▶ _SOURCE EXCERPT_
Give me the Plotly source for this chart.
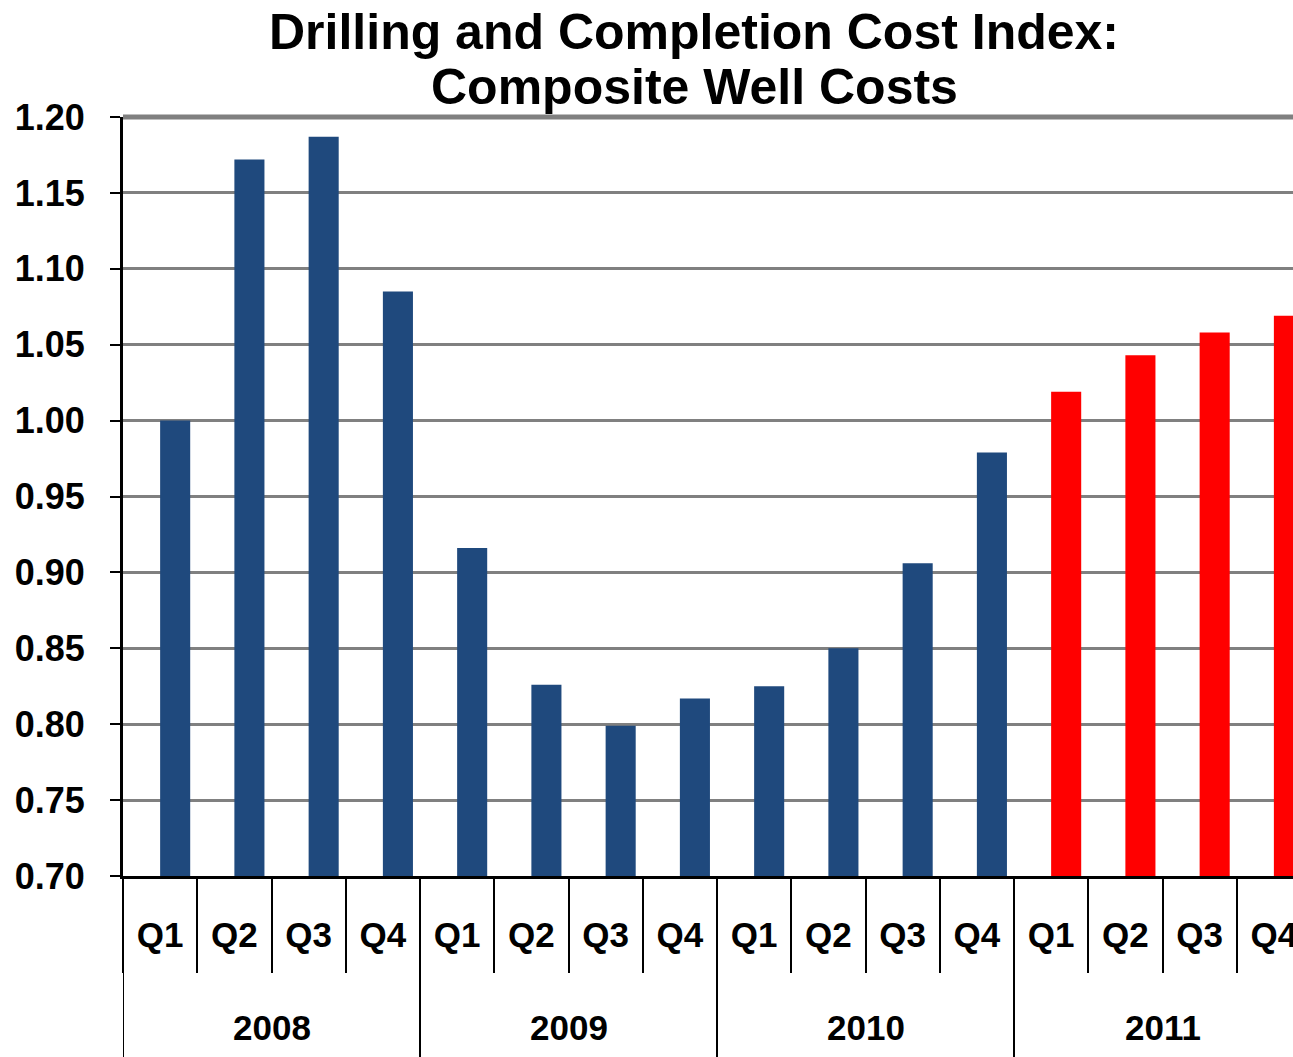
import plotly.graph_objects as go

years = ["2008"] * 4 + ["2009"] * 4 + ["2010"] * 4 + ["2011"] * 4
quarters = ["Q1", "Q2", "Q3", "Q4"] * 4
values = [1.000, 1.172, 1.187, 1.085,
          0.916, 0.826, 0.799, 0.817,
          0.825, 0.850, 0.906, 0.979,
          1.019, 1.043, 1.058, 1.069]
bar_colors = ["#1F497D"] * 12 + ["#FF0000"] * 4
y_ticks = [0.70, 0.75, 0.80, 0.85, 0.90, 0.95, 1.00, 1.05, 1.10, 1.15, 1.20]
title_line1 = "Drilling and Completion Cost Index:"
title_line2 = "Composite Well Costs"

FONT = "Liberation Sans, Arial, sans-serif"
Y_MIN, Y_MAX = 0.70, 1.20
W, H = 1293, 1057
M_L, M_T, M_B = 123, 117, 181
plot_h = H - M_T - M_B
TITLE_X = 694 / W

categories = [f"{y} {q}" for y, q in zip(years, quarters)]

fig = go.Figure(
    go.Bar(
        x=categories,
        y=[v - Y_MIN for v in values],
        base=Y_MIN,
        width=0.405,
        offset=0,
        marker=dict(color=bar_colors, line=dict(width=0)),
        hovertext=[f"{y} {q}: {v:.3f}" for y, q, v in zip(years, quarters, values)],
    )
)

fig.update_layout(
    width=W,
    height=H,
    paper_bgcolor="white",
    plot_bgcolor="white",
    showlegend=False,
    margin=dict(l=M_L, r=0, t=M_T, b=M_B, autoexpand=False),
    font=dict(family=FONT, size=35, color="black", weight="bold"),
    title=dict(
        text=title_line1,
        x=TITLE_X,
        xanchor="center",
        y=1 - 31 / H,
        yanchor="middle",
        font=dict(family=FONT, size=50, color="black", weight="bold"),
    ),
)
fig.update_yaxes(
    range=[Y_MIN, Y_MAX],
    tickvals=y_ticks,
    tickformat=".2f",
    showgrid=True,
    gridcolor="#808080",
    gridwidth=2.5,
    showline=True,
    linecolor="black",
    linewidth=3,
    ticks="outside",
    ticklen=10,
    tickwidth=2,
    tickcolor="black",
    ticklabelstandoff=18,
    zeroline=False,
    tickfont=dict(family=FONT, size=36, color="black", weight="bold"),
)
# the reference plot runs past the right edge of the picture
n = len(categories)
visible_end = (W - M_L) / ((W - M_L + 18) / n) - 0.5
fig.update_xaxes(
    type="category",
    categoryorder="array",
    categoryarray=categories,
    tickvals=categories,
    ticktext=quarters,
    range=[-0.5, visible_end],
    showline=True,
    linecolor="black",
    linewidth=3,
    ticks="outside",
    tickson="boundaries",
    ticklen=94,
    tickwidth=2,
    tickcolor="black",
    ticklabelstandoff=26,
    showgrid=False,
    tickfont=dict(family=FONT, size=35, color="black", weight="bold"),
)

# second title line
fig.add_annotation(
    text=title_line2,
    xref="paper", yref="paper",
    x=(TITLE_X * W - M_L) / (W - M_L),
    y=(H - M_B - 87) / plot_h,
    xanchor="center", yanchor="middle",
    showarrow=False,
    font=dict(family=FONT, size=50, color="black", weight="bold"),
)

# year group labels and dividers
groups = []
for i, y in enumerate(years):
    if not groups or groups[-1][0] != y:
        groups.append([y, i, i])
    else:
        groups[-1][2] = i
bottom = -M_B / plot_h
for y, i0, i1 in groups:
    fig.add_annotation(
        text=y, xref="x", yref="paper", x=(i0 + i1) / 2, y=-151 / plot_h,
        xanchor="center", yanchor="middle", showarrow=False,
        font=dict(family=FONT, size=35, color="black", weight="bold"),
    )
    fig.add_shape(
        type="line", xref="x", yref="paper", x0=i0 - 0.5, x1=i0 - 0.5,
        y0=0, y1=bottom, line=dict(color="black", width=2),
    )
# top frame line
fig.add_shape(
    type="line", xref="paper", yref="paper", x0=0, x1=1, y0=1, y1=1,
    line=dict(color="#808080", width=5),
)
fig.write_html(
    "out.html",
    config={"displayModeBar": False},
    post_script="document.body.style.margin='0';document.body.style.overflow='hidden';",
)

▶ _SHORT TASK_
Leave out the pictures, then repeat the listing above exactly from its first line to the line with "in zip(years, quarters)]", inclusive.

▶ _RIGHT ANSWER_
Give me the Plotly source for this chart.
import plotly.graph_objects as go

years = ["2008"] * 4 + ["2009"] * 4 + ["2010"] * 4 + ["2011"] * 4
quarters = ["Q1", "Q2", "Q3", "Q4"] * 4
values = [1.000, 1.172, 1.187, 1.085,
          0.916, 0.826, 0.799, 0.817,
          0.825, 0.850, 0.906, 0.979,
          1.019, 1.043, 1.058, 1.069]
bar_colors = ["#1F497D"] * 12 + ["#FF0000"] * 4
y_ticks = [0.70, 0.75, 0.80, 0.85, 0.90, 0.95, 1.00, 1.05, 1.10, 1.15, 1.20]
title_line1 = "Drilling and Completion Cost Index:"
title_line2 = "Composite Well Costs"

FONT = "Liberation Sans, Arial, sans-serif"
Y_MIN, Y_MAX = 0.70, 1.20
W, H = 1293, 1057
M_L, M_T, M_B = 123, 117, 181
plot_h = H - M_T - M_B
TITLE_X = 694 / W

categories = [f"{y} {q}" for y, q in zip(years, quarters)]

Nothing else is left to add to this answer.